Характерно, что эта ранняя повесть еще сохраняет лестную характеристику Митяя. Нареченный митрополит был из числа коломенских попов. Большого роста, высокий, плечистый, видный собой («рожаист»), он имел большую плоскую и красивую бороду, был речист на слова, имел приятный голос, хорошо знал грамоту, умел хорошо петь и читать, говорить по—книжному, «всеми делы поповьскими изящен и по всему нарочит бе». Замечательнее всего, что повесть о Митяе, написанная человеком, прекрасно осведомленным в церковной жизни, лишена всякого церковного налета в смысле использования библейских текстов и молитв, которыми так злоупотребляют позднейшие авторы. Точность и ясность, отсутствие риторики ярко выделяют Повесть о Митяе и заставляют думать, что она возникла рано, может быть, в те годы, когда Киприан и Пимен были соперниками на митрополию. Недаром же, говоря о ссылке Пимена на Чухлому и оттуда в Тверь, автор замечает: «Господня есть земля и конци ея», точно хочет сказать, что для Пимена везде найдется место.
В более полном, но явно позднейшем виде Повесть о Митяе имеется в Никоновской летописи, где она уже носит черты позднейшей редакторской правки в смысле опорочивания Пимена как соперника митрополита Киприана.

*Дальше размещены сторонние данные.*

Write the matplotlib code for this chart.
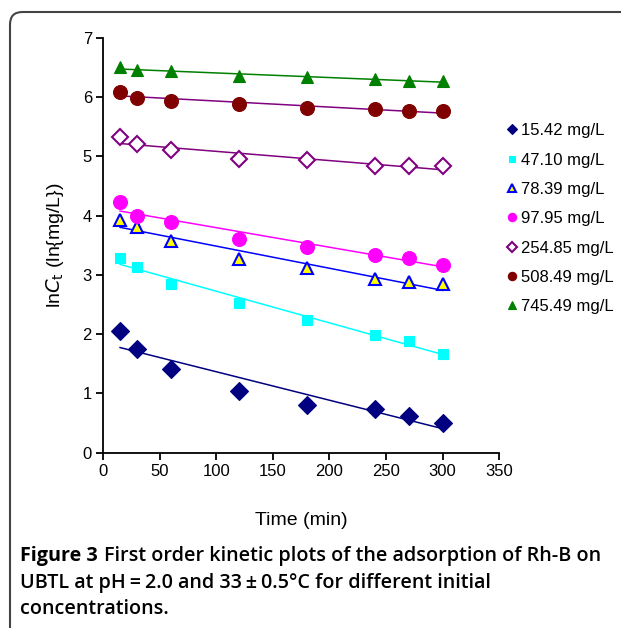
# First order kinetic plots, lnCt vs time
import numpy as np
import matplotlib
matplotlib.use('Agg')
import matplotlib.pyplot as plt
from matplotlib.patches import FancyBboxPatch

plt.rcParams['font.family'] = ['Liberation Sans', 'DejaVu Sans']

# Data
time_min = [15, 30, 60, 120, 180, 240, 270, 300]
labels = ['15.42 mg/L', '47.10 mg/L', '78.39 mg/L', '97.95 mg/L',
          '254.85 mg/L', '508.49 mg/L', '745.49 mg/L']
c_1542 = [2.05, 1.75, 1.41, 1.05, 0.81, 0.74, 0.62, 0.51]
c_4710 = [3.29, 3.14, 2.84, 2.53, 2.24, 1.99, 1.88, 1.67]
c_7839 = [3.92, 3.81, 3.57, 3.27, 3.11, 2.93, 2.88, 2.84]
c_9795 = [4.23, 3.99, 3.90, 3.61, 3.47, 3.34, 3.29, 3.17]
c_25485 = [5.32, 5.20, 5.10, 4.96, 4.93, 4.84, 4.83, 4.84]
c_50849 = [6.09, 5.99, 5.94, 5.88, 5.82, 5.79, 5.76, 5.76]
c_74549 = [6.51, 6.45, 6.43, 6.36, 6.33, 6.30, 6.27, 6.27]
xticks = [0, 50, 100, 150, 200, 250, 300, 350]
yticks = [0, 1, 2, 3, 4, 5, 6, 7]

series = [c_1542, c_4710, c_7839, c_9795, c_25485, c_50849, c_74549]
# marker, size, face, edge, trend line colour
styles = [
    ('D', 9, '#000080', '#000080', '#000080'),
    ('s', 7.5, '#00FFFF', '#00FFFF', '#00FFFF'),
    ('^', 8.5, '#FFFF00', '#0000FF', '#0000FF'),
    ('o', 10, '#FF00FF', '#FF00FF', '#FF00FF'),
    ('D', 8.5, 'white', '#800080', '#800080'),
    ('o', 10, '#800000', '#800000', '#800080'),
    ('^', 9, '#008000', '#008000', '#008000'),
]

fig = plt.figure(figsize=(6.21, 6.28), dpi=100)
ax = fig.add_axes([0.166, 0.279, 0.638, 0.661])

t = np.array(time_min)
for vals, lab, (m, ms, fc, ec, lc) in zip(series, labels, styles):
    k, b = np.polyfit(t, vals, 1)
    ax.plot([t[0], t[-1]], [k * t[0] + b, k * t[-1] + b], color=lc, lw=1.1, zorder=2)
    ax.plot(t, vals, ls='none', marker=m, ms=ms, mfc=fc, mec=ec,
            mew=1.5 if fc in ('white', '#FFFF00') else 0.8, label=lab, zorder=3)

ax.set_xlim(0, 350)
ax.set_ylim(0, 7)
ax.set_xticks(xticks)
ax.set_yticks(yticks)
ax.tick_params(labelsize=12, direction='out', length=5, width=1.3, pad=3)
for s in ['top', 'right']:
    ax.spines[s].set_visible(False)
for s in ['left', 'bottom']:
    ax.spines[s].set_linewidth(1.3)

ax.set_xlabel('Time (min)', fontsize=14, labelpad=24)
ax.set_ylabel(r'ln$\it{C}$$_{\rm t}$ (ln{mg/L})', fontsize=14, labelpad=12)

leg = ax.legend(loc='upper left', bbox_to_anchor=(0.995, 0.81), frameon=False,
                fontsize=12, handletextpad=0.05, labelspacing=0.86,
                markerscale=0.6, borderaxespad=0.0, handlelength=1.0)

# caption, bold lead then the rest placed right after it
cap_x = 20 / 621
cap_y = [1 - 561 / 628, 1 - 588 / 628, 1 - 614 / 628]
cap_fs = 14.2
lead = fig.text(cap_x, cap_y[0], 'Figure 3', fontsize=cap_fs, fontweight='bold',
                family='Open Sans', va='baseline')
fig.canvas.draw()
bb = lead.get_window_extent().transformed(fig.transFigure.inverted())
fig.text(bb.x1 + 6 / 621, cap_y[0], 'First order kinetic plots of the adsorption of Rh-B on',
         fontsize=cap_fs, fontweight='semibold', family='Open Sans', va='baseline')
fig.text(cap_x, cap_y[1], 'UBTL at pH\u2009=\u20092.0 and 33\u2009\u00b1\u20090.5\u00b0C for different initial',
         fontsize=cap_fs, fontweight='semibold', family=['Open Sans', 'DejaVu Sans'],
         va='baseline')
fig.text(cap_x, cap_y[2], 'concentrations.', fontsize=cap_fs, fontweight='semibold',
         family='Open Sans', va='baseline')

# rounded frame that runs off the right and bottom edge
box = FancyBboxPatch((10 / 621, -0.1), 1.2, 1.1 - 12 / 628,
                     boxstyle='round,pad=0,rounding_size=0.02',
                     transform=fig.transFigure, fill=False, ec='#444444', lw=1.5)
fig.patches.append(box)

fig.savefig('out.png', dpi=100)
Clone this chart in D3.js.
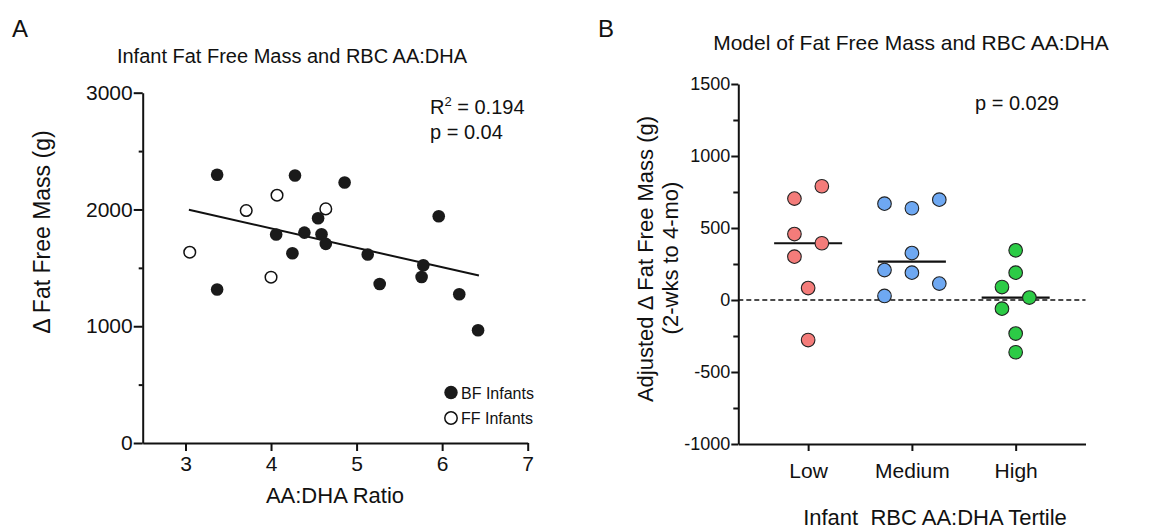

СКАЗАНИЕ О КУЛИКОВСКОЙ БИТВЕ
Московская литература с самого начала носила политический характер. Поэтому нет ничего удивительного в том, что особенно большой цикл сказаний возник в связи с Куликовской битвой 1380 года – крупнейшим политическим событием XIV века. С. К. Шамбинаго посвятил этому циклу особое исследование, основанное на изучении множества памятников. Однако эта работа мало удовлетворяет современного читателя. Занятый главным образом изучением формы и сходства литературных образов, С. К. Шамбинаго уделил мало места вопросу о том, когда и где возникли сказания о Мамаевом побоище. Он разделил все сказания о Куликовской битве, или Мамаевом побоище, на следующие группы: 1) летописную Повесть о Мамаевом побоище, возникшую в конце XIV века по образцу повести об Александре Невском; 2) Задонщину (называемую автором «Поведанием»), которая была написана в начале XV века рязанским иереем Софонием; 3) первую редакцию сказания (в Никоновской летописи), составленную после 1425 года и дошедшую до нас в обработке XVI века, вторую редакцию сказания (в Вологодско—Пермской летописи) конца XVI века, третью редакцию сказания, развивавшуюся с XVI века, наконец, четвертую редакцию сказания начала второй половины XVII столетия.[637]
Таковы, скажем прямо, плачевные для историка результаты исследования. В различных наслоениях текстов С. К. Шамбинаго ищет риторические наращивания и легендарные подробности, не желая ответить на вопрос, каким образом имена и названия местностей конца XIV века могли внезапно появиться под рукой редакторов XVI–XVIII веков. А насколько поспешны выводы автора, видно из того, что вторую редакцию сказания он преспокойно относит к концу XVI века, тогда как сама Вологодско—Пермская летопись, где помещена эта редакция, возникла в середине XVI века и известна нам в списках второй половины этого века.[638] Выходит, что сказание моложе той летописи, куда оно внесено в готовом виде; другими словами, писцы переписали сказание за 20–30 лет до его возникновения.